An Iranian activist who has spent more than 730 days camped outside the Foreign Office has accused Whitehall officials of blocking efforts to designate Iran’s Islamic Revolutionary Guard Corps (IRGC) as a terrorist organisation.
Vahid Beheshti, 48, a journalist and human rights activist, claimed that officials within the department are preventing the government from taking action against the IRGC.
“There is an obstacle within the FCDO blocking the proscription of the IRGC, and it is the civil servants,” Beheshti told the JC from his makeshift encampment on King Charles Street.
“The so-called ‘Iran experts’ advising them are not experts – they are regime lobbyists,” he added.

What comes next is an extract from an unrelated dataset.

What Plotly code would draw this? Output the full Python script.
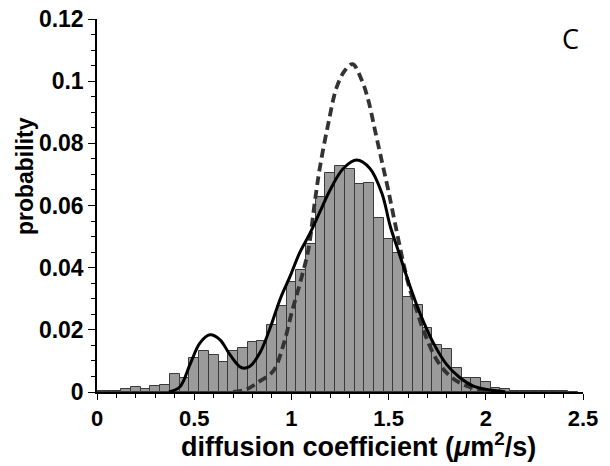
import plotly.graph_objects as go

# Histogram (bin centers, probability)
bin_centers = [0.0, 0.05, 0.1, 0.15, 0.2, 0.25, 0.3, 0.35, 0.4, 0.45,
               0.5, 0.55, 0.6, 0.65, 0.7, 0.75, 0.8, 0.85, 0.9, 0.95,
               1.0, 1.05, 1.1, 1.15, 1.2, 1.25, 1.3, 1.35, 1.4, 1.45,
               1.5, 1.55, 1.6, 1.65, 1.7, 1.75, 1.8, 1.85, 1.9, 1.95,
               2.0, 2.05, 2.1, 2.15, 2.2, 2.25, 2.3, 2.35, 2.4, 2.45]
bin_probs = [0.0004, 0.0002, 0.0004, 0.0010, 0.0015, 0.0009, 0.0018, 0.0024, 0.0058, 0.0046,
             0.0110, 0.0133, 0.0120, 0.0098, 0.0133, 0.0142, 0.0160, 0.0163, 0.0217, 0.0278,
             0.0355, 0.0394, 0.0477, 0.0628, 0.0703, 0.0727, 0.0718, 0.0670, 0.0674, 0.0560,
             0.0491, 0.0448, 0.0307, 0.0279, 0.0207, 0.0152, 0.0138, 0.0076, 0.0044, 0.0044,
             0.0031, 0.0014, 0.0010, 0.0004, 0.0002, 0.0002, 0.0004, 0.0002, 0.0002, 0.0001]

# Solid fit curve
fit_x = [0.37, 0.427, 0.478, 0.53, 0.581, 0.633, 0.684, 0.744, 0.787, 0.838,
         0.89, 0.941, 0.993, 1.044, 1.096, 1.147, 1.199, 1.267, 1.336, 1.404,
         1.465, 1.51, 1.555, 1.61, 1.662, 1.73, 1.799, 1.867, 1.936, 2.005, 2.1]
fit_y = [0.0, 0.0017, 0.0088, 0.0158, 0.0184, 0.0168, 0.0120, 0.0078, 0.0083, 0.0126,
         0.0205, 0.0297, 0.0372, 0.0450, 0.0511, 0.0580, 0.0650, 0.0719, 0.0746, 0.0719,
         0.0640, 0.0530, 0.0445, 0.0340, 0.0252, 0.0158, 0.0088, 0.0046, 0.0019, 0.0008, 0.0001]

# Dashed curve
dash_x = [0.70, 0.77, 0.838, 0.907, 0.962, 1.001, 1.044, 1.087, 1.12, 1.147,
          1.19, 1.233, 1.276, 1.315, 1.362, 1.396, 1.43, 1.464, 1.498, 1.533,
          1.576, 1.61, 1.645, 1.678, 1.747, 1.816, 1.884, 1.953, 2.05]
dash_y = [0.0, 0.0009, 0.0035, 0.0068, 0.0158, 0.0254, 0.0350, 0.0457, 0.0610, 0.0724,
          0.0864, 0.0981, 0.1035, 0.1055, 0.1003, 0.0938, 0.0842, 0.0746, 0.0650, 0.0543,
          0.0415, 0.0329, 0.0262, 0.0200, 0.0104, 0.0051, 0.0024, 0.0010, 0.0002]

x_ticks = [0, 0.5, 1, 1.5, 2, 2.5]
x_labels = ["0", "0.5", "1", "1.5", "2", "2.5"]
y_ticks = [0, 0.02, 0.04, 0.06, 0.08, 0.1, 0.12]
y_labels = ["0", "0.02", "0.04", "0.06", "0.08", "0.1", "0.12"]

fig = go.Figure()
fig.add_trace(go.Bar(x=bin_centers, y=bin_probs, width=0.05,
                     marker=dict(color="#9b9b9b", line=dict(color="#3a3a3a", width=1)),
                     showlegend=False))
fig.add_trace(go.Scatter(x=dash_x, y=dash_y, mode="lines",
                         line=dict(color="#333333", width=3.8, dash="9px,5px", shape="spline"),
                         showlegend=False))
fig.add_trace(go.Scatter(x=fit_x, y=fit_y, mode="lines",
                         line=dict(color="black", width=3, shape="spline"),
                         showlegend=False))

font_main = "Liberation Sans, Arial, sans-serif"
fig.update_layout(
    width=610, height=466,
    margin=dict(l=97, r=27, t=18.5, b=73.5, autoexpand=False),
    paper_bgcolor="white", plot_bgcolor="white",
    bargap=0,
    font=dict(family=font_main, color="black"),
    xaxis=dict(range=[0, 2.5], tickvals=x_ticks, ticktext=x_labels, automargin=False,
               ticks="outside", ticklen=6, tickwidth=1.2, tickcolor="black",
               showline=True, linecolor="black", linewidth=1.5,
               showgrid=False, zeroline=False,
               tickfont=dict(size=22, family=font_main, weight="bold"),
               minor=dict(dtick=0.1, ticks="outside", ticklen=4, tickcolor="black", showgrid=False)),
    yaxis=dict(range=[0, 0.12], tickvals=y_ticks, ticktext=y_labels, automargin=False,
               ticks="outside", ticklen=7, tickwidth=1.2, tickcolor="black",
               showline=True, linecolor="black", linewidth=1.5,
               showgrid=False, zeroline=False,
               tickfont=dict(size=23, family=font_main, weight="bold"),
               minor=dict(dtick=0.005, ticks="outside", ticklen=4, tickcolor="black", showgrid=False)),
    annotations=[
        dict(text="diffusion coefficient (<i>μ</i>m<sup>2</sup>/s)", xref="paper", yref="paper",
             x=(358 - 97) / 486, y=(392.5 - 446) / 374, xanchor="center", yanchor="middle", showarrow=False,
             font=dict(size=27, family=font_main, weight="bold", color="black")),
        dict(text="probability", xref="paper", yref="paper", textangle=-90,
             x=(25 - 97) / 486, y=(392.5 - 176) / 374, xanchor="center", yanchor="middle", showarrow=False,
             font=dict(size=23, family=font_main, weight="bold", color="black")),
        dict(text="C", xref="paper", yref="paper",
             x=(570 - 97) / 486, y=(392.5 - 38) / 374, xanchor="center", yanchor="middle", showarrow=False,
             font=dict(size=27, family="Open Sans, sans-serif", color="black")),
    ],
)

fig.write_html("out.html", config={"displayModeBar": False},
               post_script="document.body.style.margin='0';document.body.style.overflow='hidden';")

His comments come amid mounting frustration among campaigners over the UK’s failure to follow the US in outlawing the IRGC. In opposition, Labour pledged to proscribe the IRGC, but in government, it has so far failed to implement the promise.
Beheshti, who was hospitalised after a 72-day long hunger strike in 2023, warned that, at the current pace, Iran’s brutal authoritarian regime may even collapse before Britain proscribes its military arm, which has been accused of numerous human rights abuses.
He spoke to the JC on the second anniversary of his “peace camp” outside the FCDO, which he began to call for the IRGC’s proscription but now says he will not leave until the Islamic Republic falls.
“Twenty-eight years ago, I was one of the lucky ones,” Beheshti said. “I escaped after being arrested twice. My life was in danger, and I knew the regime had a plan for me.”
After leaving his home country, Beheshti sought a normal life in the UK but soon turned to activism. He founded Dorr TV, a Persian news channel that now has over 700,000 members and has mobilised protesters inside Iran. But the risks are enormous.
For instance, Ruhollah Zam, a family friend of the Beheshtis and founder of AmadNews, was abducted from exile in France, forcibly returned to Iran, and executed after what Amnesty International described as an unfair trial.
“That is the price we pay for our fight,” Beheshti said.
Three years ago, he shifted his focus to pressuring the UK to ban the IRGC. “It is the main organisation that suppresses and murders people in Iran and carries out terrorist activities abroad.”
From inside his chilly tent, warmed only by a gas heater, Beheshti is surrounded by images of Iranian civilians killed by the IRGC.
As the death toll rises, more photographs are pinned to the walls. Some of the victims were said to have been raped before being murdered. Many were tortured.
One victim was just nine years old when he was shot dead. Another was 16 when she was sexually assaulted before she was killed.
In 2024 alone, at least 901 people were executed by the authorities, including around 40 in a single week in December, according to the United Nations.
“You have a great military of 80 million Iranians on the ground, they are ready, they are thirsty for freedom and democracy – and they have had many uprisings, especially since 2009, but because of the level of the brutality and barbarism, they have not been successful,” he said.
“They need a little bit of support. Israel and America should give them the support they need.”
Indeed, Beheshti visited Israel last year and addressed the Knesset about the threat of the IRGC. “I asked the leaders how long we are going to engage ourselves with the tentacle of terrorism?”
He added: “Of course, we have to defeat Hamas, Hezbollah, the Houthis, and Assad in Syria – the hub of terrorism at the time – but we need to focus on the core of all of these terrorists which is the Iranian regime.”
It is this mission that informs Beheshti’s staunch support of Israel. He sees the threat posed to the Jewish state and the terror imposed on the Iranian people as two sides of the same coin.
Beheshti thinks that the end of the Islamic Republic will reveal the true extent of the ayatollahs’ network of influence in the West. In the UK, the JC has reported on numerous charitable bodies and organisations accused of working hand-in-hand with the IRGC.
“We will only understand the full influence of this regime when it falls because when the source of the funding dries up we will see the real effect of what they are doing in this country.
“People have no idea of the scale of the influence of the Iranian regime even here in London. We can see how they mobilise thousands of people on the streets of London.”